Constellation Brands’ sale of Ballast Point to an investor group fronted by little-known Chicago upstart beer company Kings and Convicts officially closed on Monday.
The iconic San Diego craft brewery’s return to independence and ownership by a craft brewing group that didn’t produce 1,000 barrels of beer last year blindsided and confounded industry professionals and media when it was announced in early December.
According to Kings and Convicts CEO Brendan Watters, those industry insiders only had an outsider’s perspective of the Ballast Point business.
“If you’ve got a brand, if you’ve got a company that has very profitable locations that still produces north of 200,000 barrels of beer a year, that’s pretty bloody solid,” he said. “You gotta peel back and look at what’s real.”

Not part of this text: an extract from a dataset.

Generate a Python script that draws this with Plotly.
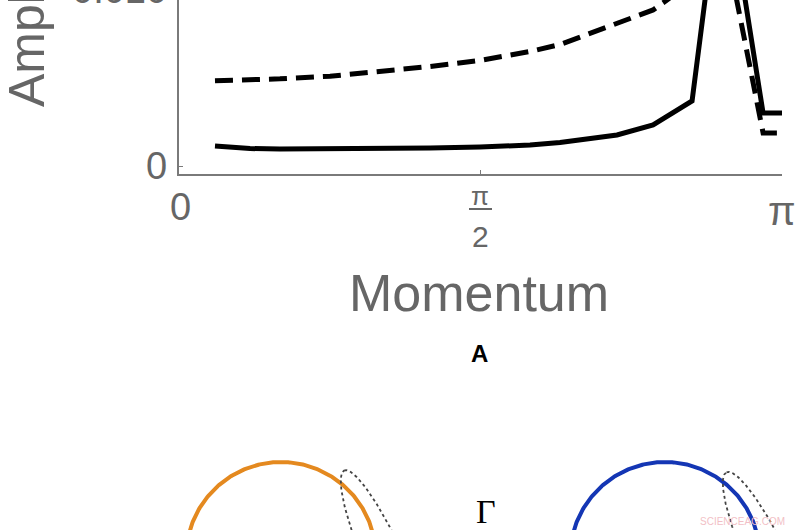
import numpy as np
import plotly.graph_objects as go

W, H = 800, 530

# ---------------- data ----------------
momentum = [0.1875, 0.370, 0.526, 0.787, 1.047, 1.308, 1.568, 1.829, 1.985,
            2.157, 2.282, 2.470, 2.673, 2.834, 3.043, 3.1416]
amp_solid = [0.00116, 0.00101, 0.00098, 0.00098, 0.00101, 0.00104, 0.00110,
             0.00121, 0.00136, 0.00162, 0.00179, 0.00237, 0.00376, 0.01769,
             0.00306, 0.00306]
amp_dashed = [0.00493, 0.00497, 0.00504, 0.00519, 0.00545, 0.00575, 0.00610,
              0.00662, 0.00702, 0.00772, 0.00821, 0.00902, 0.01064, 0.01358,
              0.00191, 0.00191]

x_tickvals = [0, np.pi / 2, np.pi]
y_tickvals = [0, 0.010]
y_ticktext = ["0", "0.010"]

x_title = "Momentum"
y_title = "Amplitude"
panel_label = "A"
gamma_label = "Γ"
watermark = "SCIENCEAG.COM"

# ---------------- layout geometry (reference pixels) ----------------
plot_left, plot_right = 179, 782
plot_top, plot_bottom = 0, 174
y_zero_px = 166
px_per_unit = 17300.0

def px(x):
    return x / W

def py(y):
    return 1 - y / H

y_lo = (y_zero_px - plot_bottom) / px_per_unit
y_hi = (y_zero_px - plot_top) / px_per_unit

GREY = "#666666"
AXIS = "#7a7a7a"

fig = go.Figure()

fig.add_trace(go.Scatter(x=momentum, y=amp_dashed, mode="lines",
                         line=dict(color="black", width=5, dash="18px,9px"),
                         xaxis="x", yaxis="y", hoverinfo="skip"))
fig.add_trace(go.Scatter(x=momentum, y=amp_solid, mode="lines",
                         line=dict(color="black", width=5),
                         xaxis="x", yaxis="y", hoverinfo="skip"))

# ---------------- lower diagram (pixel-coordinate axes) ----------------
th = np.linspace(0, 2 * np.pi, 400)
circles = [dict(cx=281, cy=557, r=95, color="#E4891F"),
           dict(cx=665, cy=557, r=95, color="#1436B4")]
for c in circles:
    fig.add_trace(go.Scatter(x=c["cx"] + c["r"] * np.cos(th),
                             y=c["cy"] + c["r"] * np.sin(th), mode="lines",
                             line=dict(color=c["color"], width=4),
                             xaxis="x2", yaxis="y2", hoverinfo="skip"))

loops = [dict(cx=389, cy=571, a=110, b=20, tilt=np.deg2rad(24)),
         dict(cx=773, cy=572, a=110, b=21, tilt=np.deg2rad(25))]
for L in loops:
    u = L["a"] * np.cos(th)
    v = L["b"] * np.sin(th)
    dx, dy = np.sin(L["tilt"]), np.cos(L["tilt"])
    xs = L["cx"] - u * dx + v * dy
    ys = L["cy"] - u * dy - v * dx
    fig.add_trace(go.Scatter(x=xs, y=ys, mode="lines",
                             line=dict(color="#444444", width=1.8, dash="dot"),
                             xaxis="x2", yaxis="y2", hoverinfo="skip"))

annotations = []
# x tick labels
annotations.append(dict(x=px(180), y=py(207), text="0", font=dict(size=38, color=GREY)))
annotations.append(dict(x=px(480), y=py(196), text="π", font=dict(size=26, color=GREY)))
annotations.append(dict(x=px(480), y=py(236), text="2", font=dict(size=30, color=GREY)))
annotations.append(dict(x=px(782), y=py(211), text="π", font=dict(size=40, color=GREY)))
# y tick labels
for val, txt in zip(y_tickvals, y_ticktext):
    ypix = y_zero_px - val * px_per_unit
    annotations.append(dict(x=px(169), y=py(ypix), text=txt, xanchor="right",
                            yshift=3 if val > 0 else 0,
                            font=dict(size=38, color=GREY)))
# axis titles
annotations.append(dict(x=px(479), y=py(293), text=x_title, font=dict(size=52, color=GREY)))
annotations.append(dict(x=px(27), y=py(-4), text=y_title, textangle=-90,
                        font=dict(size=50, color=GREY)))
annotations.append(dict(x=px(479), y=py(353), text="<b>%s</b>" % panel_label,
                        font=dict(size=24, color="black")))
annotations.append(dict(x=px(486), y=py(511), text=gamma_label,
                        font=dict(size=34, color="black", family="Liberation Serif")))
annotations.append(dict(x=px(742), y=py(521), text=watermark,
                        font=dict(size=10, color="#F2BFC6")))
for a in annotations:
    a.setdefault("xanchor", "center")
    a.update(xref="paper", yref="paper", yanchor="middle", showarrow=False)

shapes = [dict(type="line", xref="paper", yref="paper",
               x0=px(469), x1=px(492), y0=py(209), y1=py(209),
               line=dict(color=GREY, width=2))]

fig.update_layout(
    width=W, height=H,
    margin=dict(l=0, r=0, t=0, b=0),
    paper_bgcolor="white", plot_bgcolor="rgba(0,0,0,0)",
    showlegend=False,
    font=dict(family="Liberation Sans, Arial, sans-serif"),
    xaxis=dict(domain=[px(plot_left), px(plot_right)], range=[0, np.pi],
               anchor="y", showline=True, linecolor=AXIS, linewidth=1.5,
               ticks="inside", tickvals=x_tickvals, ticklen=4, tickcolor=AXIS,
               showticklabels=False, showgrid=False, zeroline=False,
               automargin=False, fixedrange=True),
    yaxis=dict(domain=[py(plot_bottom), py(plot_top)], range=[y_lo, y_hi],
               anchor="x", showline=True, linecolor=AXIS, linewidth=1.5,
               ticks="inside", tickvals=y_tickvals, ticklen=4, tickcolor=AXIS,
               showticklabels=False, showgrid=False, zeroline=False,
               automargin=False, fixedrange=True),
    xaxis2=dict(domain=[0, 1], range=[0, W], anchor="y2", visible=False,
                fixedrange=True),
    yaxis2=dict(domain=[0, 1], range=[H, 0], anchor="x2", visible=False,
                fixedrange=True),
    annotations=annotations,
    shapes=shapes,
)

fig.write_html("out.html", config={"displayModeBar": False},
               post_script="document.body.style.margin='0';document.body.style.overflow='hidden';")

In 2015, Constellation Brands paid $1 billion for the brand in 2015. Industry sources have pegged the sale to Kings and Convicts at around $68 million, plus several years of hop contracts.

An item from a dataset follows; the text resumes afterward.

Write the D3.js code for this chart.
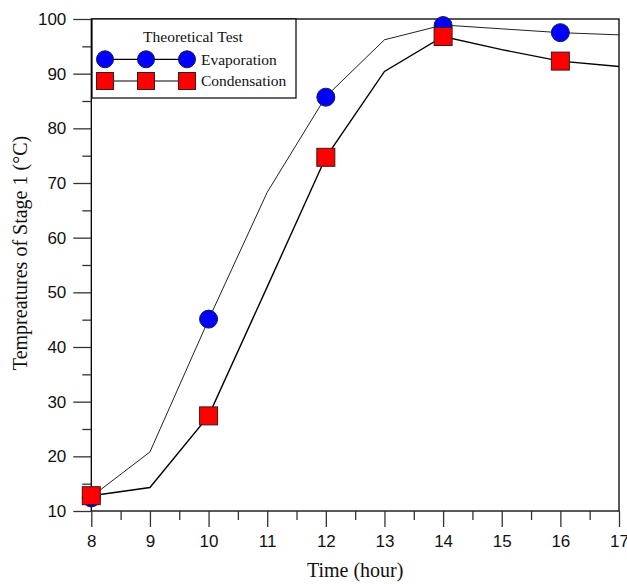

Although Watters has declined to discuss the sale price, he provided insight into the five years of hop contracts that Kings and Convicts inherited.
“Constellation signed up for these years ago, and they were absolutely what Ballast Point didn’t need,” he said. “But they’ve been renegotiated over the course of the last six months and realigned and what to what Ballast Point needs.”
As such, Watters classified Ballast Point’s hop contracts as “in good shape now.”
“It is [five years], but they are five years at the best prices that you can get,” he said. “These hop contracts are at prices that are half of what the market on a spot price would be. And so the volumes are the things that would have worried us, because we didn’t need them all. Well, the hops partners have been really good to work with because they know that we’re an independent company again, and we’re not some big company.”
Moving forward, Ballast Point’s turnaround starts with adding a sales team, something the brand didn’t have after Constellation reorganized its sales structure in 2018. The company is about a third of its way to hiring 45 salespeople, including national chain accounts and on- and off-premise reps in San Diego.
“These are Ballast Point sales people now selling Ballast Point beer,” he said. “That hasn’t happened for years.”
Much of the new Ballast Point’s focus will be on California, which accounts for 65% of the brewery’s business, Watters said. The goal is to re-engage in its home state and home market, along with about a dozen major markets, including Chicago, New York, Boston, Philadelphia and Texas, among others.
Watters added the company will also make investments in marketing — digital, print or other mediums — to tell the Ballast Point story. A big part of that story is Ballast Point’s beer, namely flagship Sculpin IPA, which will once again be a featured brand after taking a backseat under Constellation to the overall beer brand and innovations such as Fathom IPA and BP Lager.
“Sculpin is a brand name in itself,” Watters said. “For us, it’s sales support, feet on the ground, making sure that we get Sculpin back on draft and back top of mind. But again, we still sell a lot of Sculpin. And so it’s more about making sure that it’s highlighted and really reinforced.”
The focus will also be on new draft releases through a new “Brewers Series.” The first beer under the new ownership group, Grinner IPA, was released on draft earlier this week.
“We will be bringing out a new beer on draft only every month to key accounts,” Watters said. “We’ve got to create that culture of being that craft brewer again. These people have already done it for so long. They just haven’t been led to flourish. So part of this is just giving them a little bit of that and then getting out of the way.”
Innovation for Ballast Point will remain in the beer space and not on alternative alcohol offerings, such as hard seltzers, Watters said.
“That’s just not us,” he added. “We’re going to focus on what Ballast Point does well.”
Watters’ projections for Year One of the new Ballast Point are modest. He believes the craft brand will produce a little less than the 200,000 barrels that the company produced under Constellation’s ownership in 2019.
“You don’t just turn this thing around,” he explained. “I would hope that after a couple years, we’re back to what they did last year, and we can start a steady growth.”
Those efforts also include re-energizing Ballast Point’s 560 employees. The key to reengaging the staff is being present, “being transparent and open” and asking questions, said Watters, who is also in the process of a permanent move to San Diego.
“You have to set the direction of the company, and you have to create that culture of being open with open communication and let them know what’s good, what’s not,” he said. “It’s not as difficult as it sounds. Being visible, being here, being engaged is exactly the only way you can do it.”
As for Ballast Point’s taproom business, Watters described it as “incredibly healthy.” Watters added. As such, the company will maintain all six existing locations — five in California and one in Chicago — and the announcement of an additional yet-to-be-revealed California location is forthcoming.
“People still turn up and drink this beer, even with the negativity that came around it, and I get why they do because it’s bloody good beer,” he said.
Nevertheless, Ballast Point’s Chicago brewpub started a temporary closure earlier this week in order to refresh the look, giving it less of a West Coast vibe and more of a “Kings and Convicts rough” feel, Watters said.
“Chicago makes money,” he added. “But we want it to make more.”
The Chicago pub is expected to reopen by early April.